Help for idled auto workers: a year's worth, then what?

April 22, 1980

The economic impact of indefinite layoffs will not be felt by auto workers until late this year or early in 1981 due to unemployment benefits. But up to one year of continuing income will not relieve the ordeal for the jobless or potentially heavy losses for communities.

A combination of United Automobile Workers (UAW) supplemental unemployment benefits, state jobless benefits, and federal trade adjustment assistance will assure most auto workers 95 percent of their regular pay in layoffs for as long as one year.

The measures that will provide all but $12.50 of regular weekly wages are "a series of palliatives that run for various periods," according to Howard Paster, UAW's legislative director in Washington. "They provide relief for the short term only. They offer none for the future."

The UAW estimates 220,000 auto workers are idle now.

This is the immediate prospect for most of the 4,000 workers idled by the recent Ford assembly plant cutbacks in Mahwah, N.J.:

* They can count on UAW supplemental unemployment benefits, paid from a Ford-UAW reserve fund, that will guarantee most 95 percent of their regular weekly wage. This is payable for up to one year. The guarantee is for the difference between what workers get from other sources and the maximum.

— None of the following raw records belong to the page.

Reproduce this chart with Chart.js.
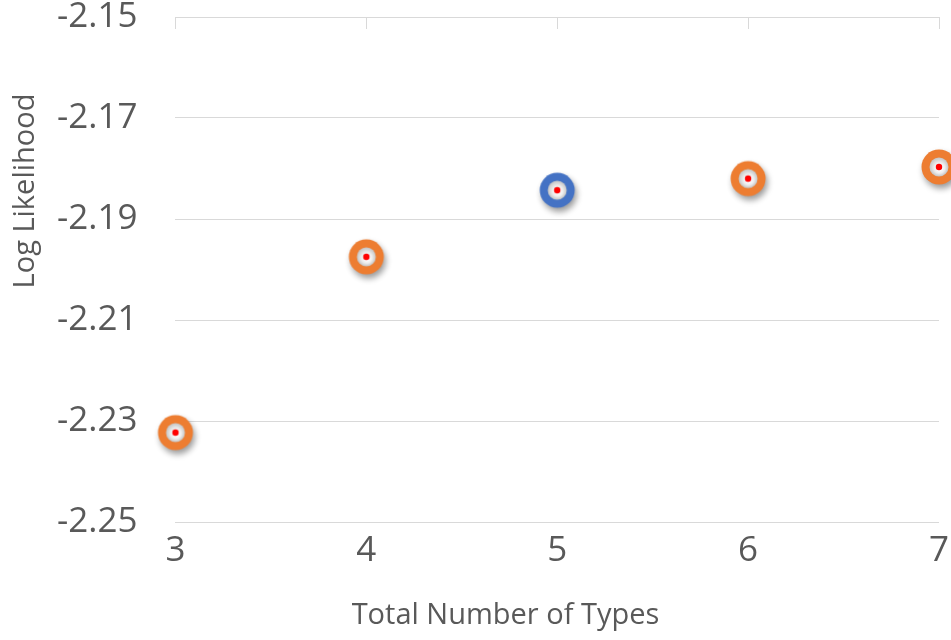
<!DOCTYPE html>
<html>
<head>
<meta charset="utf-8">
<title>Log Likelihood by Number of Types</title>
<script src="https://cdn.jsdelivr.net/npm/chart.js@4"></script>
<style>
  html, body { margin: 0; padding: 0; background: #ffffff; }
  #wrap { width: 951px; height: 640px; position: relative; }
</style>
</head>
<body>
<div id="wrap"><canvas id="grafico"></canvas></div>
<script>
// number of types tried and the log likelihood of each fit
const numTipos = [3, 4, 5, 6, 7];
const logVerossim = [-2.2323, -2.1975, -2.1843, -2.1820, -2.1797];
const coresMarcador = ['#ED7D31', '#ED7D31', '#4472C4', '#ED7D31', '#ED7D31'];

const yMin = -2.25, yMax = -2.15, yPasso = 0.02;

const corTexto = '#595959';
const corGrade = '#d9d9d9';
const fonte = "'Open Sans', 'DejaVu Sans', sans-serif";

// ring marker with soft shadow, grey inner disc and red centre dot
function criarMarcador(cor) {
  const c = document.createElement('canvas');
  c.width = 56; c.height = 56;
  const g = c.getContext('2d');
  const cx = 28, cy = 28;

  g.save();
  g.shadowColor = 'rgba(0,0,0,0.4)';
  g.shadowBlur = 6;
  g.shadowOffsetX = 2;
  g.shadowOffsetY = 4;
  g.beginPath();
  g.arc(cx, cy, 17.5, 0, Math.PI * 2);
  g.fillStyle = cor;
  g.fill();
  g.restore();

  const grad = g.createRadialGradient(cx + 1, cy + 2, 1, cx, cy, 9.5);
  grad.addColorStop(0, '#ffffff');
  grad.addColorStop(0.5, '#eeeeee');
  grad.addColorStop(1, '#c4c4c4');
  g.beginPath();
  g.arc(cx, cy, 9.5, 0, Math.PI * 2);
  g.fillStyle = grad;
  g.fill();

  g.beginPath();
  g.arc(cx, cy, 3.2, 0, Math.PI * 2);
  g.fillStyle = '#ff0000';
  g.fill();
  return c;
}

const marcadores = coresMarcador.map(criarMarcador);

// short tick marks hanging from the top gridline, plus both axis titles
const extras = {
  id: 'extras',
  afterDraw(chart) {
    const ctx = chart.ctx;
    const area = chart.chartArea;
    const x = chart.scales.x;
    ctx.save();
    ctx.strokeStyle = corGrade;
    ctx.lineWidth = 1;
    x.ticks.forEach(t => {
      const px = Math.round(x.getPixelForValue(t.value)) + 0.5;
      ctx.beginPath();
      ctx.moveTo(px, area.top);
      ctx.lineTo(px, area.top + 12);
      ctx.stroke();
    });

    ctx.fillStyle = corTexto;
    ctx.font = '29px ' + fonte;
    ctx.textAlign = 'center';
    ctx.textBaseline = 'middle';
    ctx.fillText('Total Number of Types', area.left + 330, area.bottom + 94);

    ctx.translate(area.left - 150, area.top + 174);
    ctx.rotate(-Math.PI / 2);
    ctx.fillText('Log Likelihood', 0, 0);
    ctx.restore();
  }
};

new Chart(document.getElementById('grafico'), {
  type: 'scatter',
  data: {
    datasets: [{
      label: 'Log Likelihood',
      data: numTipos.map((n, i) => ({ x: n, y: logVerossim[i] })),
      pointStyle: ctx => marcadores[ctx.dataIndex],
      pointHoverStyle: ctx => marcadores[ctx.dataIndex],
      clip: false
    }]
  },
  options: {
    responsive: true,
    maintainAspectRatio: false,
    animation: false,
    layout: { autoPadding: false, padding: { left: 57, top: 17, right: 12, bottom: 68 } },
    plugins: {
      legend: { display: false },
      tooltip: { enabled: false }
    },
    scales: {
      x: {
        type: 'linear',
        min: 3,
        max: 7,
        grid: { display: false },
        border: { display: false },
        ticks: {
          stepSize: 1,
          padding: 0,
          color: corTexto,
          font: { family: fonte, size: 35 }
        }
      },
      y: {
        min: yMin,
        max: yMax,
        // invisible tick marks give the gap between labels and plot
        grid: { color: corGrade, lineWidth: 1, drawTicks: true, tickLength: 38, tickColor: 'rgba(0,0,0,0)' },
        border: { display: false },
        ticks: {
          stepSize: yPasso,
          padding: 0,
          color: corTexto,
          font: { family: fonte, size: 35, lineHeight: 0.9 },
          callback: v => v.toFixed(2)
        }
      }
    }
  },
  plugins: [extras]
});
</script>
</body>
</html>
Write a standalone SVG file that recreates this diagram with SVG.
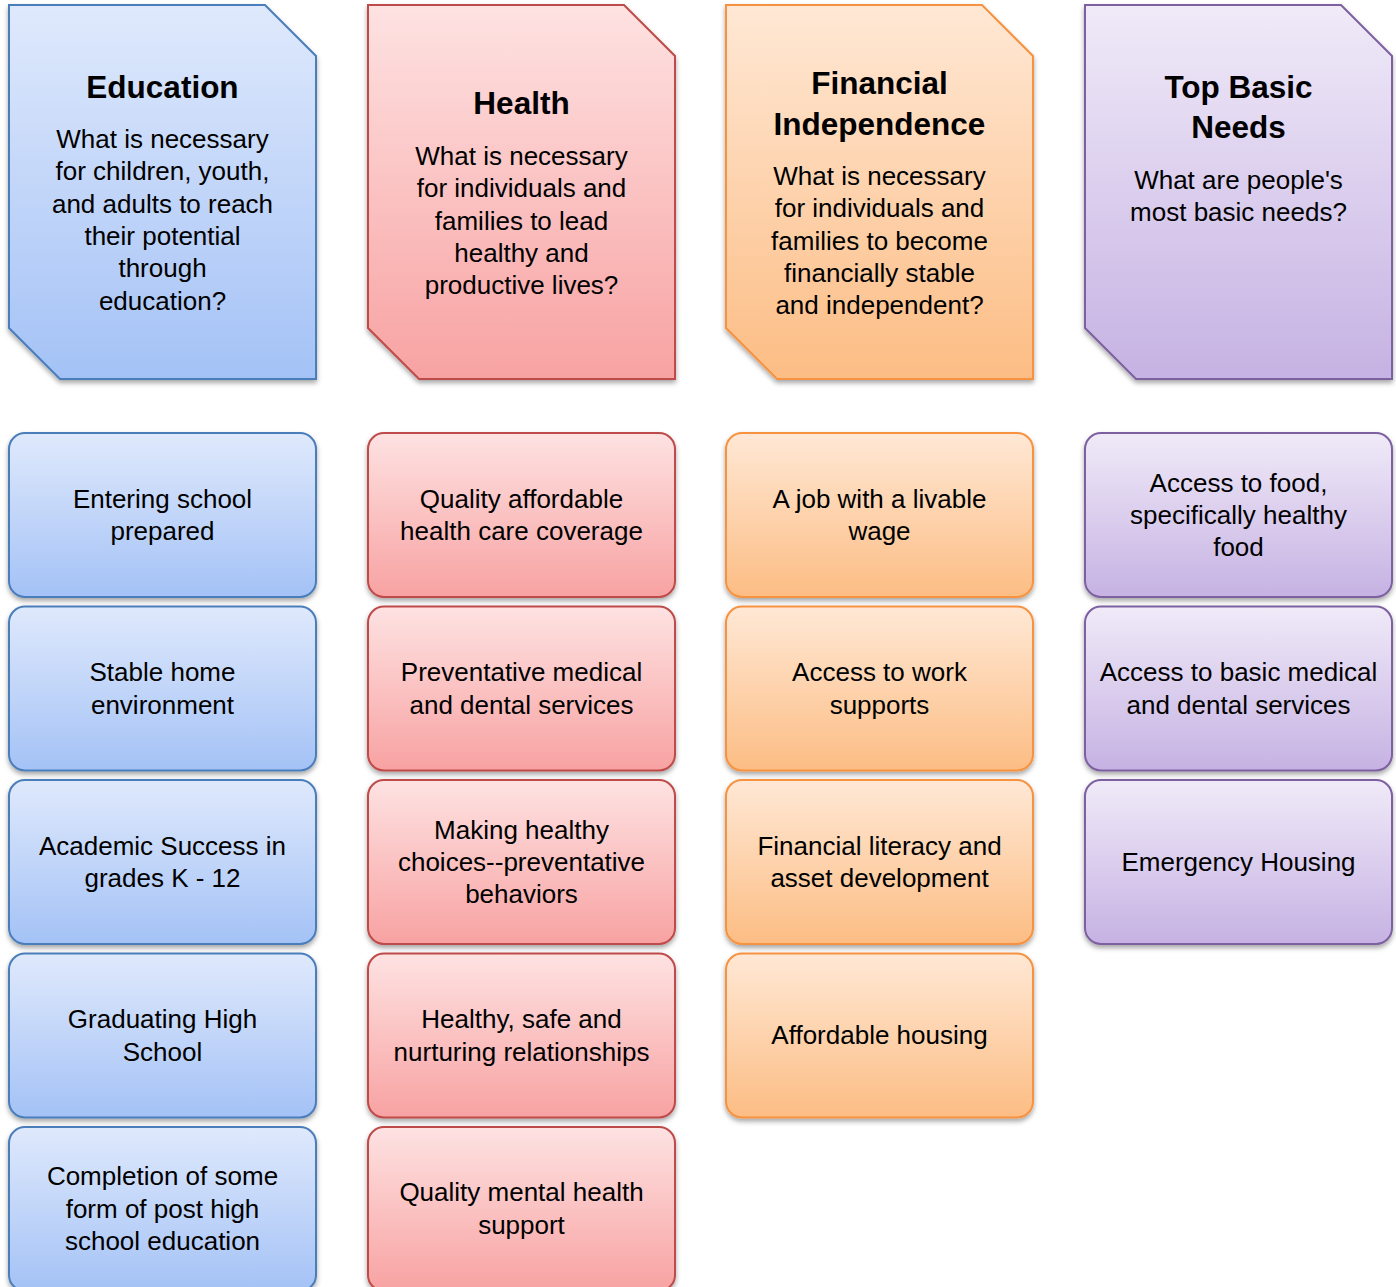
<svg xmlns="http://www.w3.org/2000/svg" width="1396" height="1287" viewBox="0 0 1396 1287">
<style>
text{font-family:"Liberation Sans",Arial,sans-serif;fill:#000;text-anchor:middle}
.t{font-size:31.5px;font-weight:bold}
.b{font-size:26px}
.sh{stroke-width:2;filter:url(#ds)}
.blue{fill:url(#gb);stroke:#4a7ebb}
.red{fill:url(#gr);stroke:#be4b48}
.org{fill:url(#go);stroke:#f69240}
.pur{fill:url(#gp);stroke:#7d60a0}
</style>
<defs>
<filter id="ds" x="-10%" y="-10%" width="120%" height="125%">
<feDropShadow dx="0" dy="3" stdDeviation="2.5" flood-color="#000" flood-opacity="0.35"/>
</filter>
<linearGradient id="gb" x1="0" y1="0" x2="0" y2="1"><stop offset="0" stop-color="#dfe9fc"/><stop offset="1" stop-color="#a4c2f6"/></linearGradient>
<linearGradient id="gr" x1="0" y1="0" x2="0" y2="1"><stop offset="0" stop-color="#fee2e2"/><stop offset="1" stop-color="#f8a2a2"/></linearGradient>
<linearGradient id="go" x1="0" y1="0" x2="0" y2="1"><stop offset="0" stop-color="#ffe8d5"/><stop offset="1" stop-color="#fcbd84"/></linearGradient>
<linearGradient id="gp" x1="0" y1="0" x2="0" y2="1"><stop offset="0" stop-color="#f0eaf8"/><stop offset="1" stop-color="#c6b2e3"/></linearGradient>
</defs>

<!-- Headers -->
<g id="h-education">
<polygon class="sh blue" points="9,5 265,5 316,56 316,379 60,379 9,328"/>
<text class="t" x="162.5" y="98">Education</text>
<text class="b" x="162.5" y="148">What is necessary</text>
<text class="b" x="162.5" y="180.3">for children, youth,</text>
<text class="b" x="162.5" y="212.6">and adults to reach</text>
<text class="b" x="162.5" y="244.9">their potential</text>
<text class="b" x="162.5" y="277.2">through</text>
<text class="b" x="162.5" y="309.5">education?</text>
</g>
<g id="h-health">
<polygon class="sh red" points="368,5 624,5 675,56 675,379 419,379 368,328"/>
<text class="t" x="521.5" y="114">Health</text>
<text class="b" x="521.5" y="165">What is necessary</text>
<text class="b" x="521.5" y="197.3">for individuals and</text>
<text class="b" x="521.5" y="229.6">families to lead</text>
<text class="b" x="521.5" y="261.9">healthy and</text>
<text class="b" x="521.5" y="294.2">productive lives?</text>
</g>
<g id="h-financial">
<polygon class="sh org" points="726,5 982,5 1033,56 1033,379 777,379 726,328"/>
<text class="t" x="879.5" y="94">Financial</text>
<text class="t" x="879.5" y="135">Independence</text>
<text class="b" x="879.5" y="185">What is necessary</text>
<text class="b" x="879.5" y="217.3">for individuals and</text>
<text class="b" x="879.5" y="249.6">families to become</text>
<text class="b" x="879.5" y="281.9">financially stable</text>
<text class="b" x="879.5" y="314.2">and independent?</text>
</g>
<g id="h-basic">
<polygon class="sh pur" points="1085,5 1341,5 1392,56 1392,379 1136,379 1085,328"/>
<text class="t" x="1238.5" y="98">Top Basic</text>
<text class="t" x="1238.5" y="138">Needs</text>
<text class="b" x="1238.5" y="189">What are people's</text>
<text class="b" x="1238.5" y="221.3">most basic needs?</text>
</g>

<!-- Education column -->
<g id="e1"><rect class="sh blue" x="9" y="433" width="307" height="164" rx="16"/>
<text class="b" x="162.5" y="507.8">Entering school</text><text class="b" x="162.5" y="540.2">prepared</text></g>
<g id="e2"><rect class="sh blue" x="9" y="606.5" width="307" height="164" rx="16"/>
<text class="b" x="162.5" y="681.3">Stable home</text><text class="b" x="162.5" y="713.7">environment</text></g>
<g id="e3"><rect class="sh blue" x="9" y="780" width="307" height="164" rx="16"/>
<text class="b" x="162.5" y="854.8">Academic Success in</text><text class="b" x="162.5" y="887.2">grades K - 12</text></g>
<g id="e4"><rect class="sh blue" x="9" y="953.5" width="307" height="164" rx="16"/>
<text class="b" x="162.5" y="1028.3">Graduating High</text><text class="b" x="162.5" y="1060.7">School</text></g>
<g id="e5"><rect class="sh blue" x="9" y="1127" width="307" height="164" rx="16"/>
<text class="b" x="162.5" y="1185.2">Completion of some</text><text class="b" x="162.5" y="1217.5">form of post high</text><text class="b" x="162.5" y="1249.8">school education</text></g>

<!-- Health column -->
<g id="hl1"><rect class="sh red" x="368" y="433" width="307" height="164" rx="16"/>
<text class="b" x="521.5" y="507.8">Quality affordable</text><text class="b" x="521.5" y="540.2">health care coverage</text></g>
<g id="hl2"><rect class="sh red" x="368" y="606.5" width="307" height="164" rx="16"/>
<text class="b" x="521.5" y="681.3">Preventative medical</text><text class="b" x="521.5" y="713.7">and dental services</text></g>
<g id="hl3"><rect class="sh red" x="368" y="780" width="307" height="164" rx="16"/>
<text class="b" x="521.5" y="838.7">Making healthy</text><text class="b" x="521.5" y="871">choices--preventative</text><text class="b" x="521.5" y="903.3">behaviors</text></g>
<g id="hl4"><rect class="sh red" x="368" y="953.5" width="307" height="164" rx="16"/>
<text class="b" x="521.5" y="1028.3">Healthy, safe and</text><text class="b" x="521.5" y="1060.7">nurturing relationships</text></g>
<g id="hl5"><rect class="sh red" x="368" y="1127" width="307" height="164" rx="16"/>
<text class="b" x="521.5" y="1201.3">Quality mental health</text><text class="b" x="521.5" y="1233.7">support</text></g>

<!-- Financial column -->
<g id="f1"><rect class="sh org" x="726" y="433" width="307" height="164" rx="16"/>
<text class="b" x="879.5" y="507.8">A job with a livable</text><text class="b" x="879.5" y="540.2">wage</text></g>
<g id="f2"><rect class="sh org" x="726" y="606.5" width="307" height="164" rx="16"/>
<text class="b" x="879.5" y="681.3">Access to work</text><text class="b" x="879.5" y="713.7">supports</text></g>
<g id="f3"><rect class="sh org" x="726" y="780" width="307" height="164" rx="16"/>
<text class="b" x="879.5" y="854.8">Financial literacy and</text><text class="b" x="879.5" y="887.2">asset development</text></g>
<g id="f4"><rect class="sh org" x="726" y="953.5" width="307" height="164" rx="16"/>
<text class="b" x="879.5" y="1044">Affordable housing</text></g>

<!-- Basic needs column -->
<g id="p1"><rect class="sh pur" x="1085" y="433" width="307" height="164" rx="16"/>
<text class="b" x="1238.5" y="491.7">Access to food,</text><text class="b" x="1238.5" y="524">specifically healthy</text><text class="b" x="1238.5" y="556.3">food</text></g>
<g id="p2"><rect class="sh pur" x="1085" y="606.5" width="307" height="164" rx="16"/>
<text class="b" x="1238.5" y="681.3">Access to basic medical</text><text class="b" x="1238.5" y="713.7">and dental services</text></g>
<g id="p3"><rect class="sh pur" x="1085" y="780" width="307" height="164" rx="16"/>
<text class="b" x="1238.5" y="871">Emergency Housing</text></g>

<g id="connectors"></g>
</svg>
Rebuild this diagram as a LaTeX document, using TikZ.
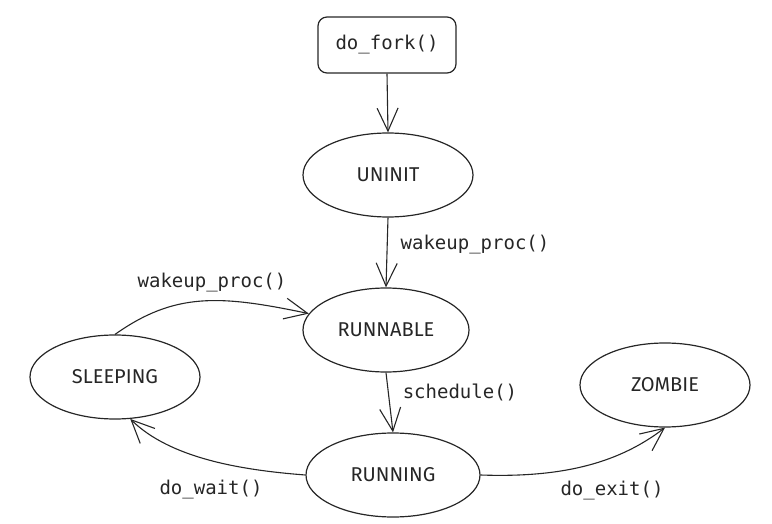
\documentclass[tikz,border=0pt]{standalone}
\usepackage{fontspec}
\setmonofont{DejaVu Sans Mono}
\newfontfamily\handfont{Fira Sans}
\usetikzlibrary{arrows.meta,shapes.geometric}
\begin{document}
\begin{tikzpicture}[x=1pt,y=-1pt,
  state/.style={ellipse, draw=black!85, line width=1.2pt, minimum width=170pt, minimum height=84pt, inner sep=0pt,
    font=\handfont\fontsize{20}{20}\selectfont, text=black!85},
  codebox/.style={rectangle, rounded corners=9pt, draw=black!85, line width=1.2pt, minimum width=138pt, minimum height=56pt,
    inner sep=0pt, font=\ttfamily\fontsize{19}{19}\selectfont, text=black!85},
  lbl/.style={inner sep=0pt, font=\ttfamily\fontsize{19}{19}\selectfont, text=black!85},
  arr/.style={draw=black!85, line width=1.1pt, -{Straight Barb[length=23pt,width=21pt,line width=1.1pt]}}
]
\path[use as bounding box] (0,0) rectangle (772,524);

\node[codebox] (fork) at (387,45) {do\_fork()};
\node[state] (uninit) at (388,175) {UNINIT};
\node[state, minimum width=166pt] (runnable) at (386,330) {RUNNABLE};
\node[state] (sleeping) at (115,377) {SLEEPING};
\node[state, minimum width=174pt] (running) at (393,475) {RUNNING};
\node[state] (zombie) at (665,385) {ZOMBIE};

\draw[arr] (fork.south) -- (uninit.north);
\draw[arr] (uninit.south) -- (runnable.north);
\draw[arr] (runnable.south) -- (running.north);
\draw[arr] (sleeping.north) .. controls (175,292) and (220,295) .. (runnable.168);
\draw[arr] (running.west) .. controls (240,470) and (170,458) .. (sleeping.290);
\draw[arr] (running.east) .. controls (565,478) and (620,462) .. (zombie.south);

\node[lbl] (l1) at (475,245) {wakeup\_proc()};
\node[lbl] (l2) at (212,283) {wakeup\_proc()};
\node[lbl] (l3) at (460,392) {schedule()};
\node[lbl] (l4) at (211,490) {do\_wait()};
\node[lbl] (l5) at (612,491) {do\_exit()};
\end{tikzpicture}
\end{document}
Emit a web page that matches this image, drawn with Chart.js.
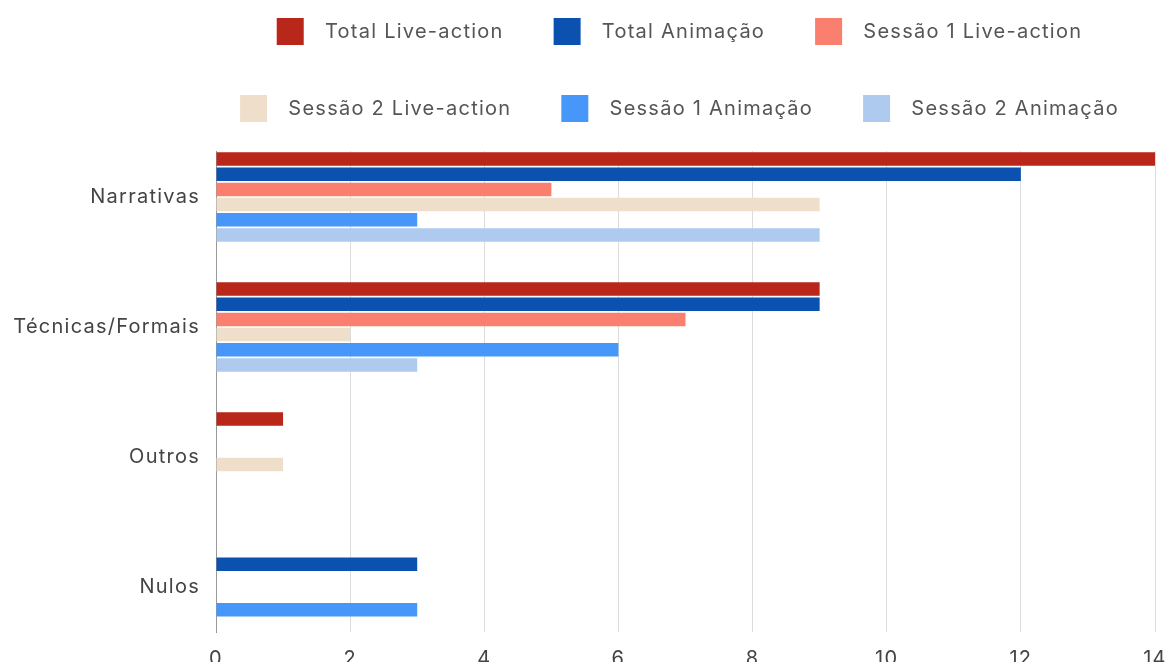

* Because they will be involuntarily jobless, the Mahwah workers will be eligible for state unemployment benefits -- as high as $123 a week in New Jersey and $125 a week in New York.

* The federal trade adjustment program, designed to help companies and workers seriously affected by foreign competition, will pay eligible Mahwah workers benefits for 26 weeks if enrolled in a free retraining program; 80 percent of the costs of a job search, up to a maximum $500; up to 80 percent of relocation expenses, with a $500 limit, and other forms of assistance.